The three-year sales growth chart here tells the story. Grainger has grown its national and government accounts in the past three years. It has lost ground at its traditional local (i.e. small) accounts. This is a highly fragmented market. And on the industrial side it is getting smaller by the day in many U.S. markets. So Grainger can focus some sales effort to feed its user-friendly electronic presence, but not necessarily on traditional industrial markets. The commercial side has much more upside ahead.
So by throwing more feet on the street in a more targeted fashion, Grainger can shore up its share of mind with this fragmented segment by making its sales people a living, breathing extension of its catalog. Who ya gonna call? The odds get better if you increase your annual contacts with a customer.
Grainger historically has said its primary competition is the small independent industrial distributor. That will continue but this most recent realignment clearly refocuses into growth areas such as the insitutional and commmercial contracting markets. So a logical conclusion is that the competitive front is beefing up against the likes of Hughes Supply and Interline Brands.
Two big questions for Grainger as it shifts field sales focus. First, can it field the knowledgeable and consultative sales person who can compete with the local distributor who has had a much closer relationship historically with these small and mid-size customers? Second, are there enough customers to make this work? If this were a traditional recovery where all boats start rising, customers grow and markets get bigger, then the answer is yes. But this is shaping up (for 2004 at least) as a zero-sum gain recovery. Grainger and everyone else has to claw for market share from competitors. Raising the quality of customer service and the depth of the relationship is a great way to gain share.
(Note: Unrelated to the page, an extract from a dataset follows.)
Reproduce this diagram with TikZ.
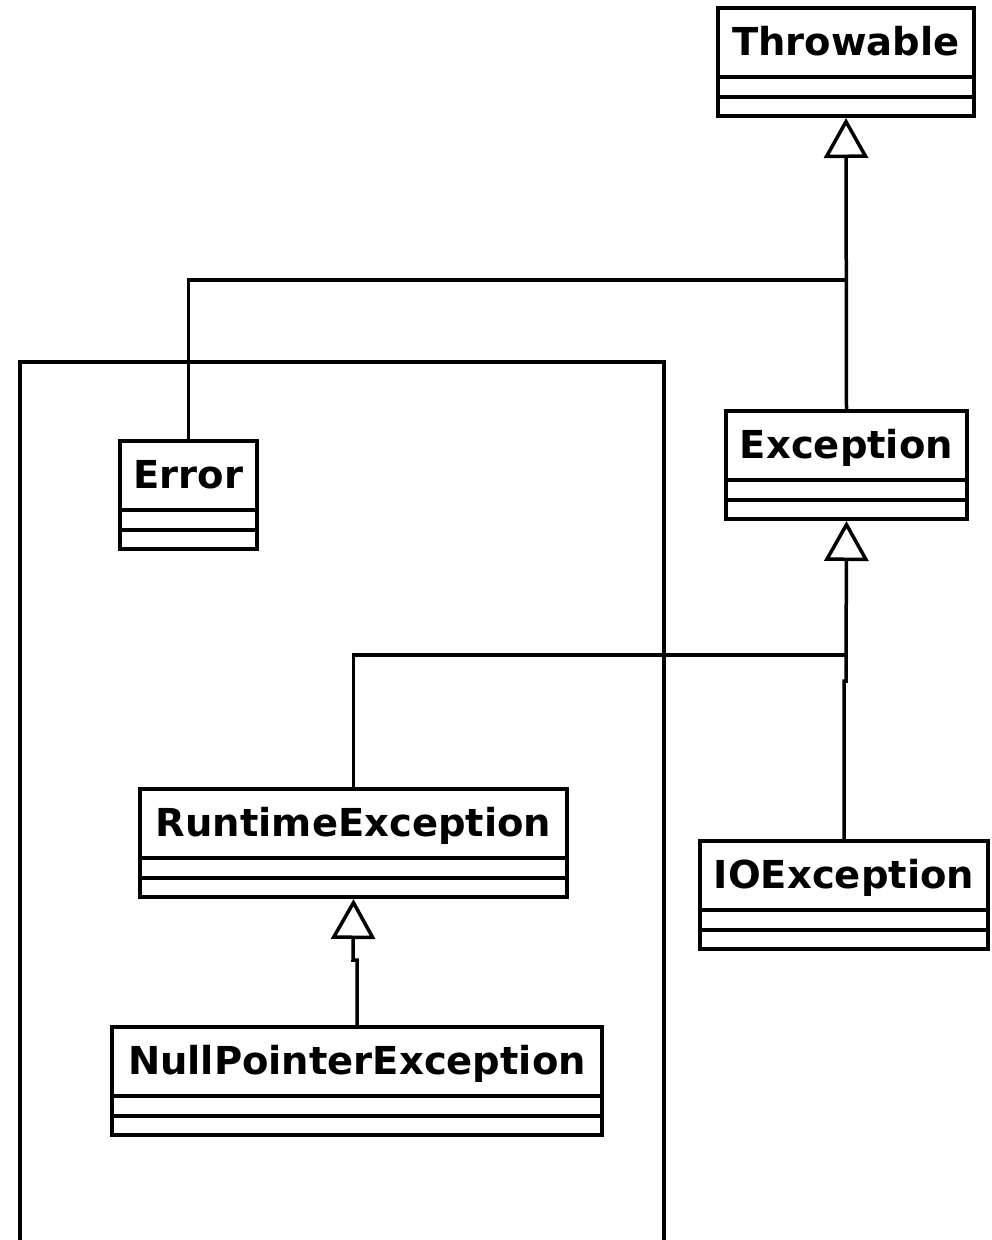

But the key for any distributor ahead is in the quality of these customer contacts. Customers don't need sellers; they need solvers. That's a clich', but the meaning is shifting as markets shrink and companies look to do more with fewer employees. Do you field consultants who read a customer's pain points and have the flexibility and power to put together a different and better approach? That's where the competition is headed in local markets. Those who invest in training and tools for these account managers will gain share, regardless of size.
Grainger has the electronic, self-service and logistics pieces of the puzzle in place. They are pretty darn easy to order from and reliably get a broad product spectrum. Can it train 1,600 sellers to help customers solve problems with product recommendations from a catalog with 82,000 products? And for the growing numbers of customers who are e-savvy and want to self-serve, will they even want more contact if they are seeking lowest total procurement costs?